Data excerpt:
..........

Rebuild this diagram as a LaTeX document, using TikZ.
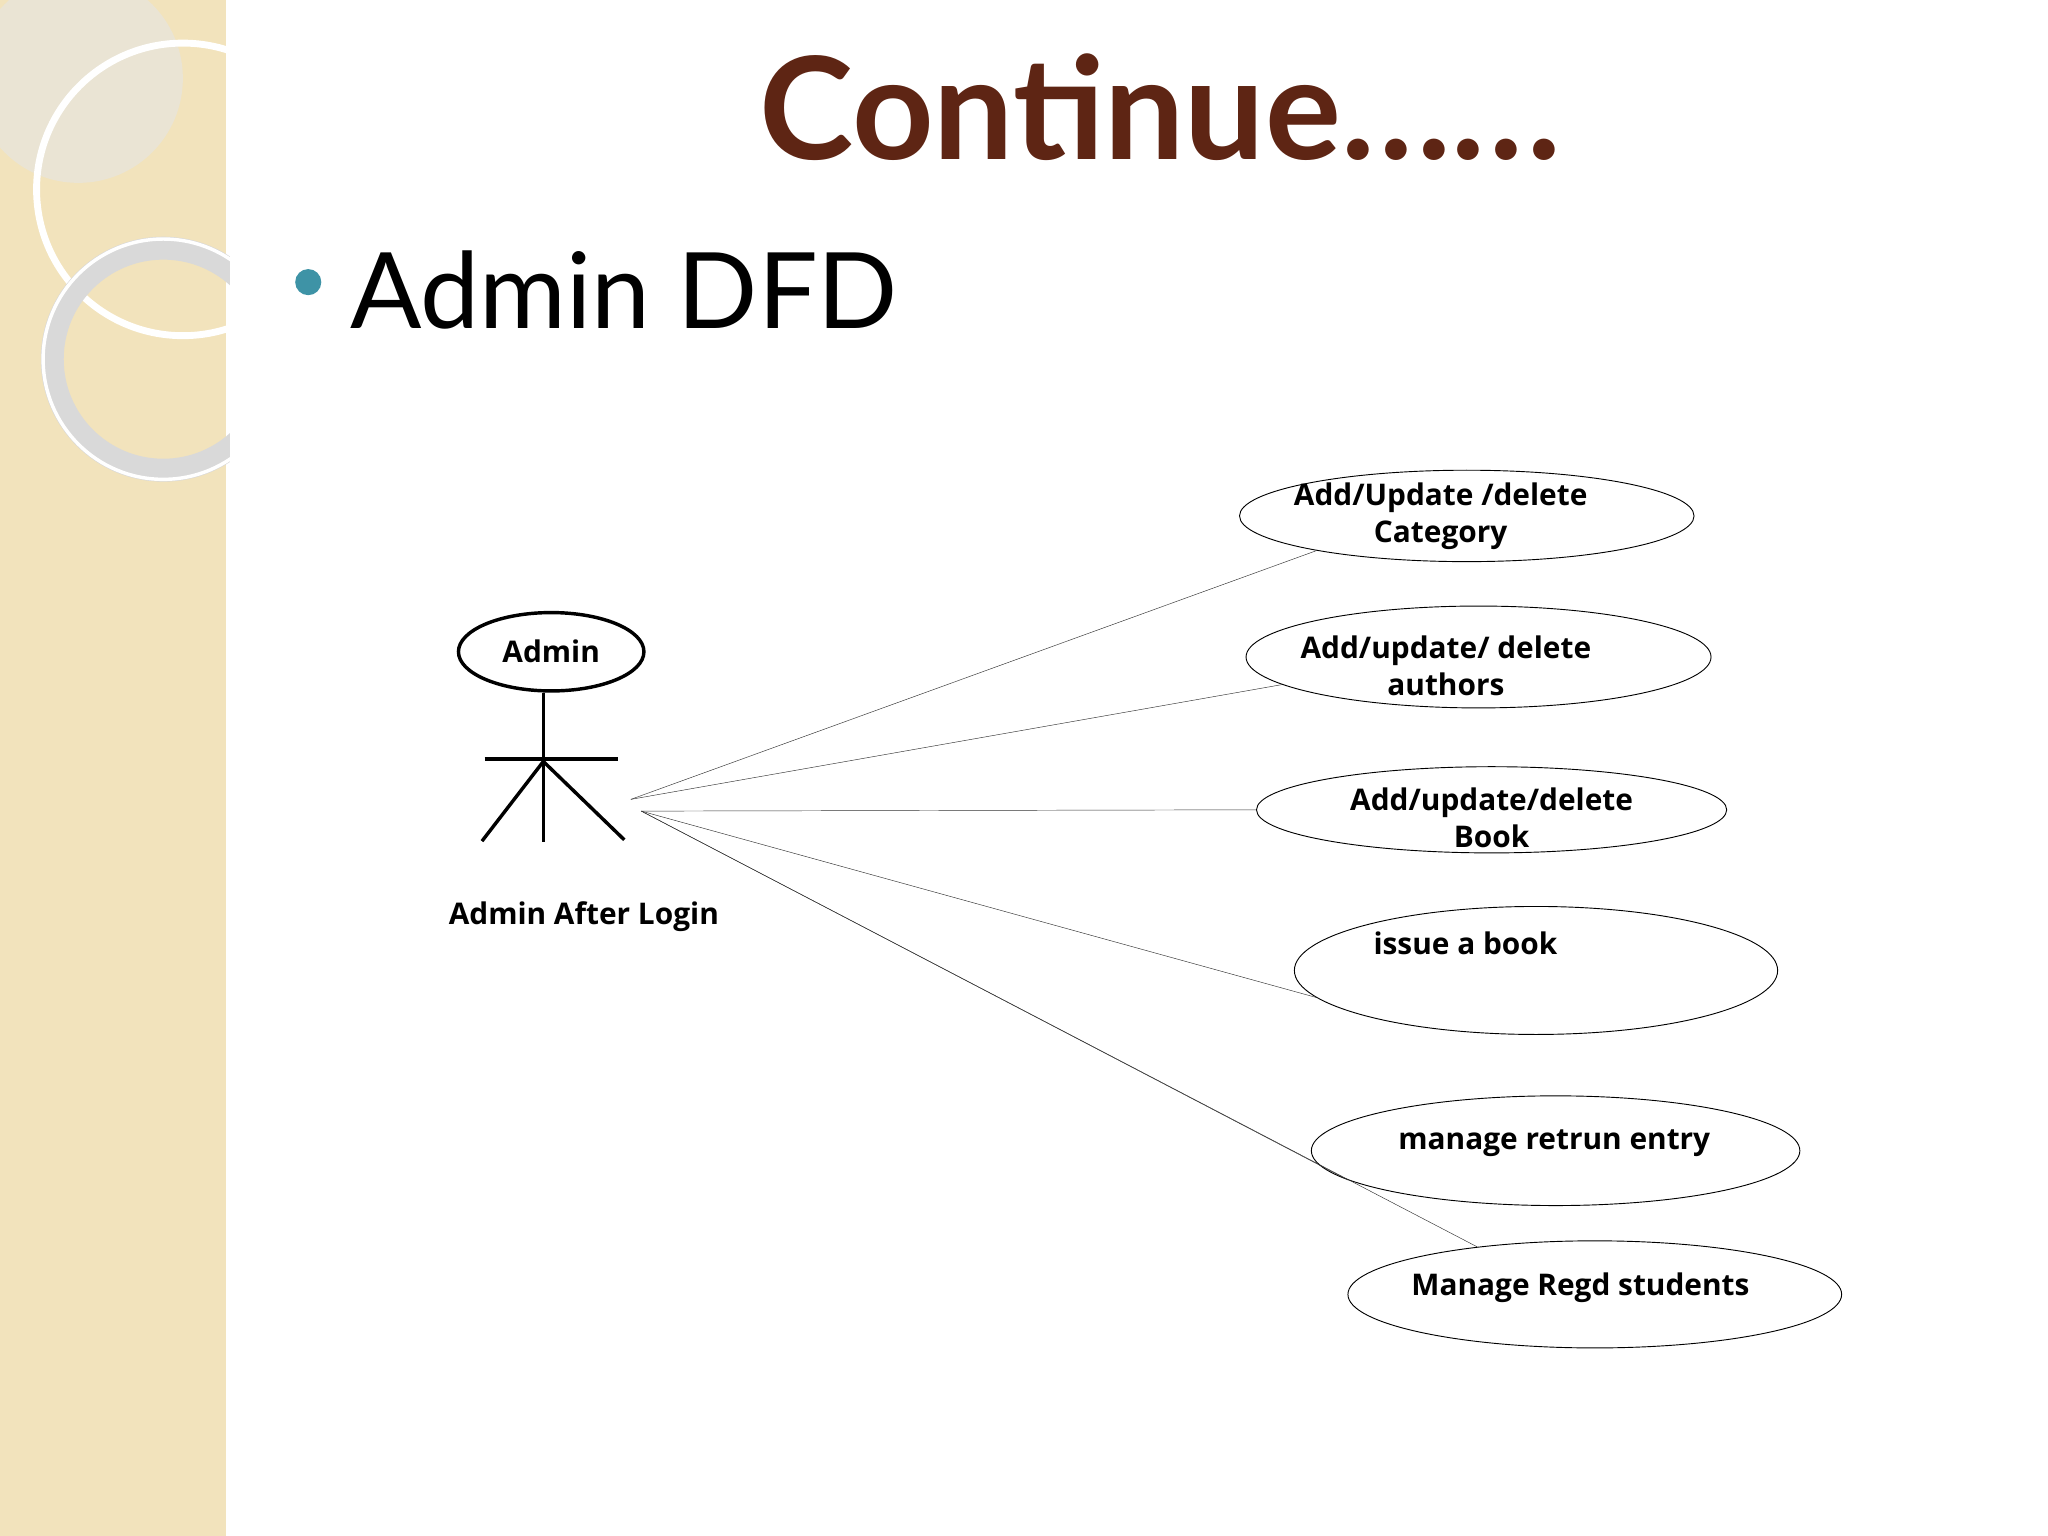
\documentclass[tikz,border=0pt]{standalone}
\usepackage{fontspec}
\setmainfont{Open Sans}
\newfontfamily\titlefont{Lato}
\usetikzlibrary{shapes.geometric}
\definecolor{strip}{HTML}{F2E3BC}
\definecolor{titlebrown}{HTML}{5E2514}
\definecolor{bullet}{HTML}{3E93A6}
\begin{document}
\begin{tikzpicture}[x=0.02cm,y=-0.02cm,
  usecase/.style={ellipse, draw, thin, inner sep=0pt},
  utext/.style={font=\bfseries\fontsize{13}{16}\selectfont, align=center},
  flow/.style={draw, very thin, black!80}
]
\useasboundingbox (0,0) rectangle (1568,1176);
% background strip
\fill[strip] (0,0) rectangle (173,1176);
\begin{scope}
  \clip (0,0) rectangle (176,1176);
  \fill[black!10, opacity=0.6] (60,60) circle (80);
  \draw[white, line width=3pt] (140,145) circle (112);
  \draw[black!15, line width=10pt] (125,275) circle (85);
  \draw[white, line width=1.5pt] (125,275) circle (92);
\end{scope}
% title and bullet
\node[font=\titlefont\bfseries\fontsize{62}{70}\selectfont, text=titlebrown] (title) at (888,82) {Continue\ldots\ldots};
\fill[bullet] (236,216) circle (10);
\node[anchor=west, font=\titlefont\fontsize{46}{52}\selectfont] (head) at (262,222) {Admin DFD};
% actor
\node[ellipse, draw, line width=1.5pt, minimum width=142*0.02cm, minimum height=60*0.02cm, utext] (admin) at (422,499) {Admin};
\coordinate (hip) at (416,583);
\draw[line width=1.5pt] (admin.south -| hip) -- (416,645);
\draw[line width=1.5pt] (371,581) -- (473,581);
\draw[line width=1.5pt] (hip) -- (369,644) (hip) -- (478,643);
\node[utext] (actor) at (447,702) {Admin After Login};
% use cases
\node[usecase, minimum width=348*0.02cm, minimum height=70*0.02cm] (cat) at (1123,395) {};
\node[utext] at (1103,395) {Add/Update /delete\\Category};
\node[usecase, minimum width=356*0.02cm, minimum height=78*0.02cm] (auth) at (1132,503) {};
\node[utext] at (1107,510) {Add/update/ delete\\authors};
\node[usecase, minimum width=360*0.02cm, minimum height=66*0.02cm] (book) at (1142,620) {};
\node[utext] at (1142,626) {Add/update/delete\\Book};
\node[usecase, minimum width=370*0.02cm, minimum height=98*0.02cm] (issue) at (1176,743) {};
\node[utext] at (1122,722) {issue a book};
\node[usecase, minimum width=374*0.02cm, minimum height=84*0.02cm] (ret) at (1191,881) {};
\node[utext] at (1190,875) {manage retrun entry};
\node[usecase, minimum width=378*0.02cm, minimum height=82*0.02cm] (regd) at (1221,991) {};
\node[utext] at (1210,986) {Manage Regd students};
% connectors
\coordinate (a1) at (483,612);
\coordinate (a2) at (491,621);
\draw[flow] (a1) -- (cat.193);
\draw[flow] (a1) -- (auth.188);
\draw[flow] (a2) -- (book.west);
\draw[flow] (a2) -- (issue.187);
\draw[flow] (a2) -- (ret.188);
\draw[flow] (a2) -- (regd.158);
\end{tikzpicture}
\end{document}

..........

Aim: The pictures should not be reproduced; quote all of the other material exactly.

Result of the exercise:
Rebuild this diagram as a LaTeX document, using TikZ.
\documentclass[tikz,border=0pt]{standalone}
\usepackage{fontspec}
\setmainfont{Open Sans}
\newfontfamily\titlefont{Lato}
\usetikzlibrary{shapes.geometric}
\definecolor{strip}{HTML}{F2E3BC}
\definecolor{titlebrown}{HTML}{5E2514}
\definecolor{bullet}{HTML}{3E93A6}
\begin{document}
\begin{tikzpicture}[x=0.02cm,y=-0.02cm,
  usecase/.style={ellipse, draw, thin, inner sep=0pt},
  utext/.style={font=\bfseries\fontsize{13}{16}\selectfont, align=center},
  flow/.style={draw, very thin, black!80}
]
\useasboundingbox (0,0) rectangle (1568,1176);
% background strip
\fill[strip] (0,0) rectangle (173,1176);
\begin{scope}
  \clip (0,0) rectangle (176,1176);
  \fill[black!10, opacity=0.6] (60,60) circle (80);
  \draw[white, line width=3pt] (140,145) circle (112);
  \draw[black!15, line width=10pt] (125,275) circle (85);
  \draw[white, line width=1.5pt] (125,275) circle (92);
\end{scope}
% title and bullet
\node[font=\titlefont\bfseries\fontsize{62}{70}\selectfont, text=titlebrown] (title) at (888,82) {Continue\ldots\ldots};
\fill[bullet] (236,216) circle (10);
\node[anchor=west, font=\titlefont\fontsize{46}{52}\selectfont] (head) at (262,222) {Admin DFD};
% actor
\node[ellipse, draw, line width=1.5pt, minimum width=142*0.02cm, minimum height=60*0.02cm, utext] (admin) at (422,499) {Admin};
\coordinate (hip) at (416,583);
\draw[line width=1.5pt] (admin.south -| hip) -- (416,645);
\draw[line width=1.5pt] (371,581) -- (473,581);
\draw[line width=1.5pt] (hip) -- (369,644) (hip) -- (478,643);
\node[utext] (actor) at (447,702) {Admin After Login};
% use cases
\node[usecase, minimum width=348*0.02cm, minimum height=70*0.02cm] (cat) at (1123,395) {};
\node[utext] at (1103,395) {Add/Update /delete\\Category};
\node[usecase, minimum width=356*0.02cm, minimum height=78*0.02cm] (auth) at (1132,503) {};
\node[utext] at (1107,510) {Add/update/ delete\\authors};
\node[usecase, minimum width=360*0.02cm, minimum height=66*0.02cm] (book) at (1142,620) {};
\node[utext] at (1142,626) {Add/update/delete\\Book};
\node[usecase, minimum width=370*0.02cm, minimum height=98*0.02cm] (issue) at (1176,743) {};
\node[utext] at (1122,722) {issue a book};
\node[usecase, minimum width=374*0.02cm, minimum height=84*0.02cm] (ret) at (1191,881) {};
\node[utext] at (1190,875) {manage retrun entry};
\node[usecase, minimum width=378*0.02cm, minimum height=82*0.02cm] (regd) at (1221,991) {};
\node[utext] at (1210,986) {Manage Regd students};
% connectors
\coordinate (a1) at (483,612);
\coordinate (a2) at (491,621);
\draw[flow] (a1) -- (cat.193);
\draw[flow] (a1) -- (auth.188);
\draw[flow] (a2) -- (book.west);
\draw[flow] (a2) -- (issue.187);
\draw[flow] (a2) -- (ret.188);
\draw[flow] (a2) -- (regd.158);
\end{tikzpicture}
\end{document}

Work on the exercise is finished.